Deadwood Dick: Il piombo e la carne chiude in modo avvincente il secondo arco narrativo delle avventure di Nat Love
Peccato, ma questo non è sufficiente a giudicare negativamente la sua prova, anzi. I disegni sono bellissimi nonostante la stampa e questo la dice lunga sul loro valore. La sua rappresentazione del degrado e dei bassifondi di Hide And Horns è così vivida che il putridume sembra uscire dalle pagine al punto che viene l’istinto di andarsi a lavare le mani dopo aver tenuto in mano l’albo. La commistione di realistico e grottesco è perfetto per questo tipo di racconto e nel corso del volume trova più volte occasione di esaltarsi, specialmente nella lunga e spettacolare sequenza della battaglia cittadina, vero climax della vicenda.

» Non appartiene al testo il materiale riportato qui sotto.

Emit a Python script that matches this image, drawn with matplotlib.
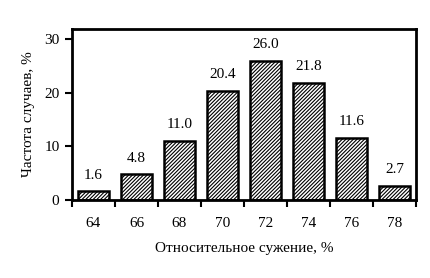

Si conclude così, con il quarto volume, il secondo racconto dedicato a Nat Love. Il primo, originariamente contenuto negli albi Nero come la notte e Rosso come il sangue, è già uscito in libreria in un’elegante edizione cartonata e non c’è dubbio che questo lo seguirà a breve. Speriamo che in quest’occasione il difetto di stampa venga corretto in modo da poter godere appieno del lavoro di Pasquale Frisenda.
Il terzo e ultimo racconto, Black Hat Jack, sarà diviso addirittura in tre parti, un piccolo romanzo firmato da due nomi di punta del fumetto italiano: Mauro Boselli e Stefano Andreucci, coppia d’oro prima su Zagor, poi su Dampyr e infine su Tex, dove hanno realizzato il mastodontico Texone Il magnifico fuorilegge uscito nel 2017.
Da questi due nomi, esattamente come da quelli che li hanno preceduti, ci sarà da aspettarsi un lavoro di altissimo livello, come di altissimo livello è questa nuova serie che ha portato una notevole ventata di aria fresca all’interno del fumetto. Che si tratti di un semplice fuoco di paglia o dell’inizio di qualcosa di nuovo lo sapremo solo fra qualche anno (ma i presupposti sembrano incoraggianti), per ora accontentiamoci di avere questi albi nelle nostre mani.